The hetaira Thais was Soter's first wife; his second was the Macedonian Berenice. Both these queens taught the Alexandrian ladies how the Greek feeling for beauty could be combined with the oriental love of splendour. The most exquisite of all the gems that have been handed down to us were engraved for the Ptolemies, and it was especially for the ladies of Alexandria that the weavers of Cos manufactured a delicate fabric of bombyx or silk, a kind of firm but transparent gauze, which covered without concealing the fair form of the wearer.

This is not the place to enlarge on the wars conducted by Ptolemy Soter. Towards the end of his reign, B.C. 284, he associated Philadelphus, his son by Berenice, in the government. This prince found Alexandria in an advanced state as to its structures, to which only the ornamentation was lacking—and nothing could more perfectly accord with his talents and tastes than the fulfilment of this task. A man of much smaller powers than his father, he would never have been equal to the effort of creating a great city out of nothingness; but the disciple of Straton and Philetas, the wealthy and tasteful patron of science, was eminently fitted to finish and elaborate that which lay under his hand. He and his father have been happily compared to Solomon and his father David.

Under him Alexandria reached the summit of its glory. No member of his family, with the exception of the last Cleopatra, earned a greater celebrity than he; and that not by the splendour of warlike deeds, but by the quiet arts of peace for which his reign of three-and-thirty years and an unheard-of influx of wealth gave him ample time and means. Under him was made that translation of the Bible into Greek which is known by the name of the Septuagint; but the story which tells of Seventy translators who, although they worked apart in different rooms, produced renderings which perfectly agreed, must be consigned to the class of legends.

The greatest and most valuable work of Ptolemy Philadelphus was his anxious care for the Museum, which under him attained its most flourishing development. In this magnificent structure the most distinguished sages of the time of the Ptolemies found a welcome, and such protection from external worries as conduced to their advantageous co-operation in study and in teaching. It was situated in the same quarter as the king's palace, and consisted of a “Grove,” i.e., a large court with fountains and arbours; an extensive open hall protected from the weather by a colonnade in which the learned met, disputed, and found room to gather their disciples around them; and a large building with a spacious dining-hall. Here the members of the institute reclined at their meals—for the Greeks always ate reclining—classed according to the schools to which they belonged; the Aristotelian reclining by the Aristotelian, the Platonist by Platonists. Each mess chose its principal (or president), and the body of principals constituted a senate whose sittings were presided over by a neutral High Priest chosen by the government.

The structure was spacious, the decoration of its courts and halls was splendid and artistic, and the independence of the individual sages appears to have been perfect; they were always at liberty to teach or to pursue their investigations in the quiet of seclusion.
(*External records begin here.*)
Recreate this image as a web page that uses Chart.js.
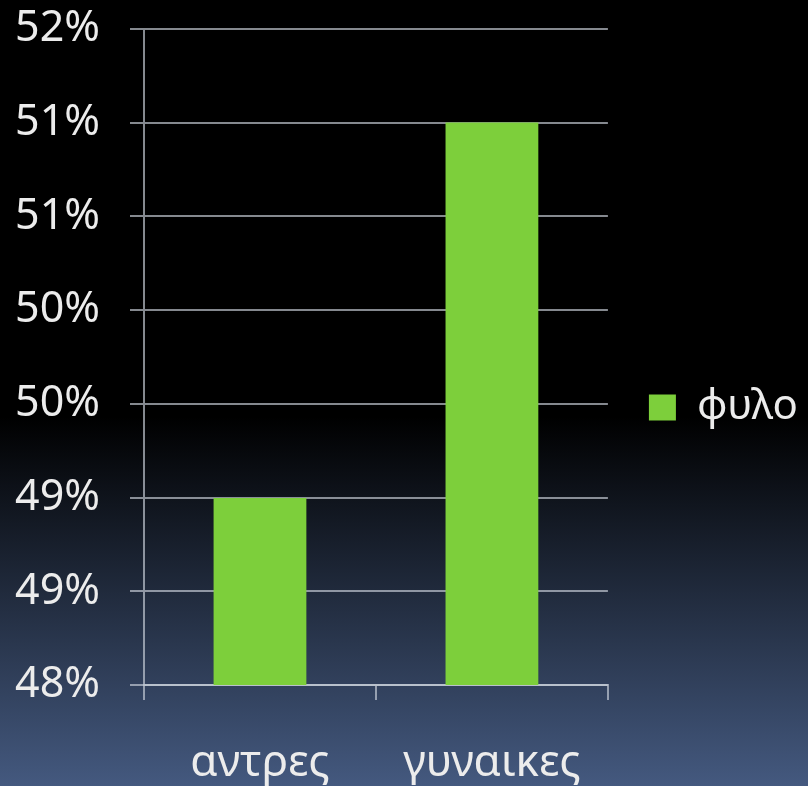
<!DOCTYPE html>
<html>
<head>
<meta charset="utf-8">
<script src="https://cdn.jsdelivr.net/npm/chart.js@4/dist/chart.umd.min.js"></script>
<style>
  html, body {
    margin: 0;
    padding: 0;
  }
  body {
    width: 808px;
    height: 786px;
    background: linear-gradient(to bottom, #000 0%, #000 53%, #44597f 100%);
  }
  canvas { display: block; }
</style>
</head>
<body>
<canvas id="chart" width="808" height="786"></canvas>
<script>
const categories = ['αντρες', 'γυναικες']
const seriesName = 'φυλο'
const values = [49.14, 51.43]
const yTickValues = [48, 48.571, 49.143, 49.714, 50.286, 50.857, 51.429, 52]
const yTickLabels = ['48%', '49%', '49%', '50%', '50%', '51%', '51%', '52%']

const fontFamily = '"Noto Sans", "Open Sans", sans-serif'
const textColor = 'rgb(236, 236, 236)'
const lineColor = 'rgba(205, 210, 220, 0.65)'

const ctx = document.getElementById('chart').getContext('2d')

new Chart(ctx, {
  type: 'bar',
  data: {
    labels: categories,
    datasets: [{
      label: seriesName,
      data: values,
      backgroundColor: 'rgb(125, 207, 59)',
      borderWidth: 0,
      barPercentage: 0.4,
      categoryPercentage: 1
    }]
  },
  options: {
    responsive: false,
    animation: false,
    layout: {
      padding: { top: 29, right: 0, bottom: 0, left: 0 }
    },
    plugins: {
      tooltip: { enabled: false },
      legend: {
        position: 'right',
        align: 'center',
        labels: {
          color: textColor,
          font: { family: fontFamily, size: 42 },
          boxWidth: 27,
          boxHeight: 26,
          padding: 41
        }
      }
    },
    scales: {
      x: {
        offset: true,
        grid: {
          drawOnChartArea: false,
          drawTicks: true,
          tickLength: 15,
          color: lineColor,
          lineWidth: 2
        },
        border: { color: lineColor, width: 2 },
        ticks: {
          color: textColor,
          font: { family: fontFamily, size: 44 },
          padding: 37,
          maxRotation: 0
        },
        afterFit(scale) { scale.height = 101 }
      },
      y: {
        min: 48,
        max: 52,
        afterBuildTicks(scale) {
          scale.ticks = yTickValues.map(v => ({ value: v }))
        },
        grid: {
          color: lineColor,
          lineWidth: 2,
          tickLength: 14
        },
        border: { color: lineColor, width: 2 },
        ticks: {
          autoSkip: false,
          color: textColor,
          font: { family: fontFamily, size: 43 },
          padding: 30,
          callback: (value, index) => yTickLabels[index]
        },
        afterFit(scale) {
          scale.width = 144
          scale.paddingTop = 0
          scale.paddingBottom = 0
        }
      }
    }
  }
})
</script>
</body>
</html>
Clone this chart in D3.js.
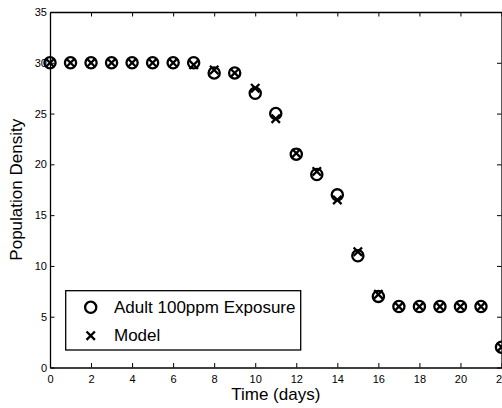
<!DOCTYPE html>
<html>
<head>
<meta charset="utf-8">
<script src="https://cdn.jsdelivr.net/npm/d3@7"></script>
<style>
  html, body { margin: 0; padding: 0; background: #fff; }
  svg { display: block; font-family: "Liberation Sans", Arial, sans-serif; }
</style>
</head>
<body>
<svg id="chart" width="502" height="408"></svg>
<script>
// Data
var days = [0, 1, 2, 3, 4, 5, 6, 7, 8, 9, 10, 11, 12, 13, 14, 15, 16, 17, 18, 19, 20, 21, 22];
var observed = [30, 30, 30, 30, 30, 30, 30, 30, 29, 29, 27, 25, 21, 19, 17, 11, 7, 6, 6, 6, 6, 6, 2];
var model = [30, 30, 30, 30, 30, 30, 30, 29.8, 29.3, 29, 27.5, 24.5, 21.1, 19.3, 16.5, 11.4, 7.2, 6, 6, 6, 6, 6, 2];
var xTicks = [0, 2, 4, 6, 8, 10, 12, 14, 16, 18, 20, 22];
var yTicks = [0, 5, 10, 15, 20, 25, 30, 35];
var legendLabels = ['Adult 100ppm Exposure', 'Model'];

var svg = d3.select('#chart');

// plot box (don't call it "top", that's window.top)
var box = { left: 50, right: 501.5, top: 12, bottom: 367.5 };
var tickLen = 4.5;

var x = d3.scaleLinear().domain([0, 22]).range([box.left, box.right]);
var y = d3.scaleLinear().domain([0, 35]).range([box.bottom, box.top]);

// axes (ticks point inward, mirrored on top/right like matlab)
var xAxis = d3.axisBottom(x).tickValues(xTicks).tickSize(-tickLen).tickPadding(8).tickSizeOuter(0);
var yAxis = d3.axisLeft(y).tickValues(yTicks).tickSize(-tickLen).tickPadding(3).tickSizeOuter(0);

svg.append('g').attr('transform', 'translate(0,' + box.bottom + ')').call(xAxis);
svg.append('g').attr('transform', 'translate(' + box.left + ',0)').call(yAxis);

svg.append('g').attr('transform', 'translate(0,' + box.top + ')')
    .call(d3.axisTop(x).tickValues(xTicks).tickSize(-tickLen).tickFormat('').tickSizeOuter(0));
svg.append('g').attr('transform', 'translate(' + box.right + ',0)')
    .call(d3.axisRight(y).tickValues(yTicks).tickSize(-tickLen).tickFormat('').tickSizeOuter(0));

svg.selectAll('.domain').attr('stroke', '#000').attr('stroke-width', 1.3);
svg.selectAll('.tick line').attr('stroke', '#000').attr('stroke-width', 1);
svg.selectAll('.tick text').attr('fill', '#000').attr('font-size', 11)
    .attr('font-family', '"Liberation Sans", Arial, sans-serif');

// axis labels
svg.append('text')
    .attr('x', (box.left + box.right) / 2).attr('y', 400)
    .attr('text-anchor', 'middle').attr('font-size', 17)
    .text('Time (days)');

svg.append('text')
    .attr('transform', 'translate(21.7,' + (box.top + box.bottom) / 2 + ') rotate(-90)')
    .attr('text-anchor', 'middle').attr('font-size', 17)
    .text('Population Density');

// markers
var r = 5.6, xs = 4.2, mw = 2.3;

function drawCross(g, cx, cy) {
    g.append('path')
        .attr('d', 'M' + (cx - xs) + ',' + (cy - xs) + 'L' + (cx + xs) + ',' + (cy + xs) +
                   'M' + (cx - xs) + ',' + (cy + xs) + 'L' + (cx + xs) + ',' + (cy - xs))
        .attr('stroke', '#000').attr('stroke-width', mw).attr('fill', 'none');
}

var pts = svg.append('g');
pts.selectAll('circle').data(days).enter().append('circle')
    .attr('cx', function(d){ return x(d); })
    .attr('cy', function(d, i){ return y(observed[i]); })
    .attr('r', r)
    .attr('fill', 'none').attr('stroke', '#000').attr('stroke-width', mw);

var crosses = svg.append('g');
days.forEach(function(d, i){ drawCross(crosses, x(d), y(model[i])); });

// legend
var lg = svg.append('g');
lg.append('rect')
    .attr('x', 65.7).attr('y', 290.7).attr('width', 235).attr('height', 59.3)
    .attr('fill', '#fff').attr('stroke', '#000').attr('stroke-width', 1.3);

lg.append('circle').attr('cx', 90.7).attr('cy', 307.3).attr('r', r)
    .attr('fill', 'none').attr('stroke', '#000').attr('stroke-width', mw);
drawCross(lg, 90.7, 335.7);

lg.selectAll('text.leg').data(legendLabels).enter().append('text')
    .attr('class', 'leg')
    .attr('x', 114)
    .attr('y', function(d, i){ return 313 + i * 28.4; })
    .attr('font-size', 17)
    .text(function(d){ return d; });
</script>
</body>
</html>
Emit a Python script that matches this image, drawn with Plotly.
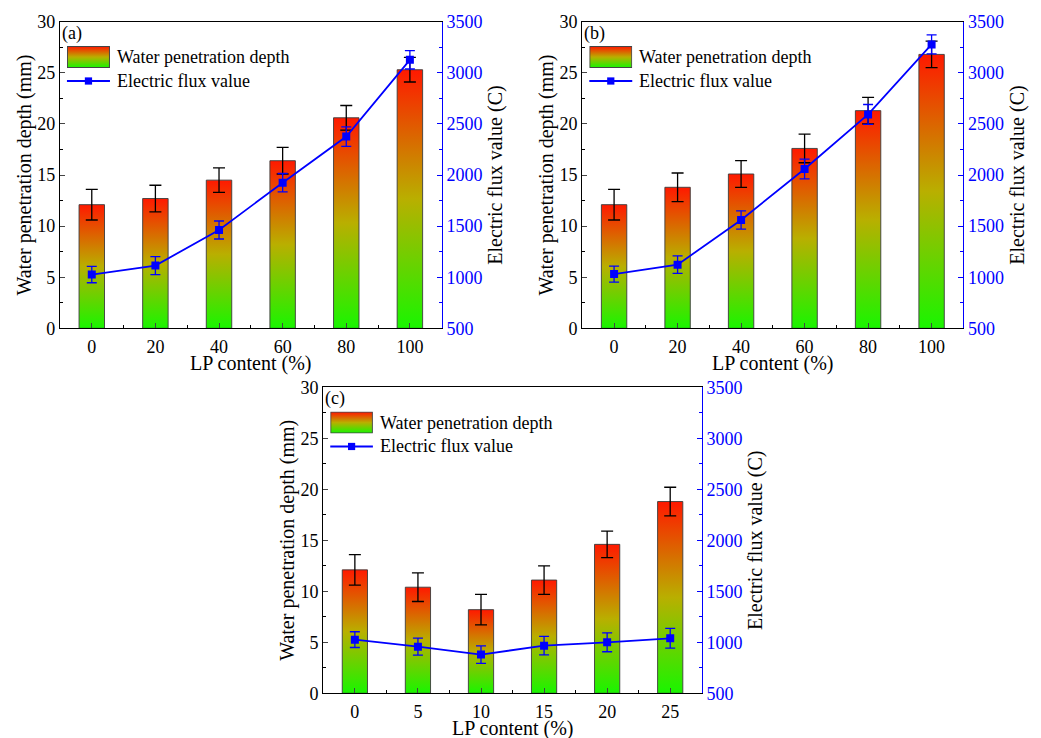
import base64
import plotly.graph_objects as go

# ---------------- data ----------------
x_ab = [0, 20, 40, 60, 80, 100]
x_c = [0, 5, 10, 15, 20, 25]

depth_a = [12.1, 12.7, 14.5, 16.4, 20.6, 25.3]
depth_a_err = [1.5, 1.3, 1.2, 1.3, 1.2, 1.2]
flux_a = [1026, 1114, 1462, 1925, 2376, 3127]
flux_a_err = [80, 88, 88, 90, 95, 90]

depth_b = [12.1, 13.8, 15.1, 17.6, 21.3, 26.8]
depth_b_err = [1.5, 1.4, 1.3, 1.4, 1.3, 1.3]
flux_b = [1031, 1123, 1560, 2059, 2593, 3278]
flux_b_err = [78, 85, 90, 97, 97, 93]

depth_c = [12.1, 10.4, 8.2, 11.1, 14.6, 18.8]
depth_c_err = [1.5, 1.4, 1.5, 1.4, 1.3, 1.4]
flux_c = [1026, 957, 879, 967, 1000, 1039]
flux_c_err = [77, 83, 85, 90, 93, 97]

panel_labels = ["(a)", "(b)", "(c)"]
bar_name = "Water penetration depth"
line_name = "Electric flux value"
x_title = "LP content (%)"
y_left_title = "Water penetration depth (mm)"
y_right_title = "Electric flux value (C)"

FONT = "Liberation Serif, Times New Roman, serif"
BLUE = "#0000FF"
C_LOW, C_MID, C_HIGH = "rgb(25,245,0)", "rgb(185,175,0)", "rgb(255,25,0)"
GRAD = [[0, C_LOW], [0.5, C_MID], [1, C_HIGH]]

# gradient swatch for the legend (svg image)
svg = (
    "<svg xmlns='http://www.w3.org/2000/svg' width='43' height='22' viewBox='0 0 43 22' "
    "preserveAspectRatio='none'>"
    "<defs><linearGradient id='g' x1='0' y1='1' x2='0' y2='0'>"
    f"<stop offset='0' stop-color='{C_LOW}'/><stop offset='0.5' stop-color='{C_MID}'/>"
    f"<stop offset='1' stop-color='{C_HIGH}'/></linearGradient></defs>"
    "<rect x='0.5' y='0.5' width='42' height='21' fill='url(#g)' stroke='#444' stroke-width='1'/>"
    "</svg>"
)
SWATCH = "data:image/svg+xml;base64," + base64.b64encode(svg.encode()).decode()

panels = [
    dict(x=x_ab, d=depth_a, de=depth_a_err, f=flux_a, fe=flux_a_err, w=8, step=20,
         xa="x", ya="y", ya2="y2", tshift=-22,
         xdom=[0.0576, 0.4243], ydom=[0.5551, 0.9706]),
    dict(x=x_ab, d=depth_b, de=depth_b_err, f=flux_b, fe=flux_b_err, w=8, step=20,
         xa="x2", ya="y3", ya2="y4", tshift=-22,
         xdom=[0.5594, 0.9254], ydom=[0.5551, 0.9706]),
    dict(x=x_c, d=depth_c, de=depth_c_err, f=flux_c, fe=flux_c_err, w=2, step=5,
         xa="x3", ya="y5", ya2="y6", tshift=-22,
         xdom=[0.3106, 0.6741], ydom=[0.0606, 0.4752]),
]

fig = go.Figure()
layout = dict(
    width=1041, height=738,
    margin=dict(l=0, r=0, t=0, b=0, autoexpand=False),
    paper_bgcolor="white", plot_bgcolor="white",
    font=dict(family=FONT, size=18, color="black"),
    showlegend=False,
    annotations=[], shapes=[], images=[],
)

def axname(ref):
    return ref[0] + "axis" + ref[1:]

for i, p in enumerate(panels):
    # gradient bars (polygons built from data)
    for k, (xv, dv) in enumerate(zip(p["x"], p["d"])):
        hw = p["w"] / 2
        fig.add_trace(go.Scatter(
            x=[xv - hw, xv - hw, xv + hw, xv + hw, xv - hw],
            y=[0, dv, dv, 0, 0],
            mode="lines", fill="toself",
            fillgradient=dict(type="vertical", colorscale=GRAD),
            line=dict(color="rgba(60,60,60,0.9)", width=1),
            name=bar_name, hoverinfo="skip",
            xaxis=p["xa"], yaxis=p["ya"],
        ))
    # bar error bars
    fig.add_trace(go.Scatter(
        x=p["x"], y=p["d"], mode="markers", name=bar_name,
        marker=dict(size=1, color="rgba(0,0,0,0)"),
        error_y=dict(type="data", array=p["de"], visible=True, color="black",
                     thickness=1.3, width=6),
        xaxis=p["xa"], yaxis=p["ya"], hoverinfo="skip",
    ))
    # electric flux line
    fig.add_trace(go.Scatter(
        x=p["x"], y=p["f"], mode="lines+markers", name=line_name,
        line=dict(color=BLUE, width=1.8),
        marker=dict(symbol="square", size=8, color=BLUE),
        error_y=dict(type="data", array=p["fe"], visible=True, color=BLUE,
                     thickness=1.3, width=5),
        xaxis=p["xa"], yaxis=p["ya2"],
    ))

    xmin = p["x"][0] - p["step"] / 2
    xmax = p["x"][-1] + p["step"] / 2
    layout[axname(p["xa"])] = dict(
        domain=p["xdom"], anchor=p["ya"], range=[xmin, xmax], automargin=False,
        tickvals=p["x"], ticks="inside", ticklen=5, tickwidth=1.2,
        ticklabelstandoff=2,
        minor=dict(dtick=p["step"], tick0=p["step"] / 2, ticks="inside", ticklen=3,
                   tickcolor="black"),
        showline=True, linecolor="black", linewidth=1.3, mirror=True,
        showgrid=False, zeroline=False,
        tickfont=dict(size=18),
    )
    layout[axname(p["ya"])] = dict(
        domain=p["ydom"], anchor=p["xa"], range=[0, 30], dtick=5, automargin=False,
        ticks="inside", ticklen=5, tickwidth=1.2,
        minor=dict(dtick=2.5, ticks="inside", ticklen=3, tickcolor="black"),
        showline=True, linecolor="black", linewidth=1.3,
        showgrid=False, zeroline=False,
        title=dict(text=y_left_title, standoff=0, font=dict(size=20)),
    )
    layout[axname(p["ya2"])] = dict(
        overlaying=p["ya"], anchor=p["xa"], side="right", range=[500, 3500], dtick=500,
        automargin=False,
        ticks="inside", ticklen=5, tickwidth=1.2, tickcolor=BLUE,
        minor=dict(dtick=250, ticks="inside", ticklen=3, tickcolor=BLUE),
        showline=True, linecolor=BLUE, linewidth=1.3,
        showgrid=False, zeroline=False,
        tickfont=dict(color=BLUE, size=18),
        title=dict(text=y_right_title, standoff=6, font=dict(color="black", size=20)),
    )

    xd = f"{p['xa']} domain"
    yd = f"{p['ya']} domain"
    # x axis title
    layout["annotations"].append(dict(
        text=x_title, xref=xd, yref=yd, x=0.5, y=0, xanchor="center", yanchor="top",
        yshift=p["tshift"], showarrow=False, font=dict(size=20),
    ))
    # panel label
    layout["annotations"].append(dict(
        text=panel_labels[i], xref=xd, yref=yd,
        x=0.0, y=1.0, xanchor="left", yanchor="top", showarrow=False,
        font=dict(size=18), xshift=0, yshift=1,
    ))
    # ---- legend (drawn inside plot area) ----
    sx0, sx1 = 0.0183, 0.131
    layout["images"].append(dict(
        source=SWATCH, xref=xd, yref=yd, x=sx0, y=0.9207,
        sizex=sx1 - sx0, sizey=0.9207 - 0.849, xanchor="left", yanchor="top",
        sizing="stretch", layer="above",
    ))
    ly = 0.8066
    layout["shapes"].append(dict(
        type="line", xref=xd, yref=yd, x0=sx0, x1=sx1, y0=ly, y1=ly,
        line=dict(color=BLUE, width=1.8),
    ))
    cx = (sx0 + sx1) / 2
    layout["shapes"].append(dict(
        type="rect", xref=xd, yref=yd, x0=cx - 0.0095, x1=cx + 0.0095,
        y0=ly - 0.0118, y1=ly + 0.0118, fillcolor=BLUE, line=dict(width=0),
    ))
    layout["annotations"].append(dict(
        text=bar_name, xref=xd, yref=yd, x=0.144, y=0.8849, xanchor="left",
        yanchor="middle", showarrow=False, font=dict(size=18),
    ))
    layout["annotations"].append(dict(
        text=line_name, xref=xd, yref=yd, x=0.144, y=ly, xanchor="left",
        yanchor="middle", showarrow=False, font=dict(size=18),
    ))

fig.update_layout(**layout)
fig.write_html("out.html")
In the time of Philadelphus the Museum was the focus which collected all the rays of the spiritual and intellectual life of the period, and the means of culture put at the disposal of its members were unequalled; for Philadelphus displayed so much judgment and liberality in extending the collection of books made by his father, and had it so admirably arranged and catalogued, that this library—which was in connection with the Museum of Alexandria, and contained four hundred thousand rolls—was justly regarded as the finest of all antiquity. By the time of Cæsar, when these treasures, which had guided the labours of many Alexandrian sages, fell a prey to fire, the collection begun by the Ptolemies seems to have increased to nine hundred thousand rolls.

There is no province of science which was not cultivated in the Museum of Alexandria, no branch of learning which was not promoted there; but the most important and permanent results were produced in the departments of grammar—philology in the modern sense of the word—and in natural sciences.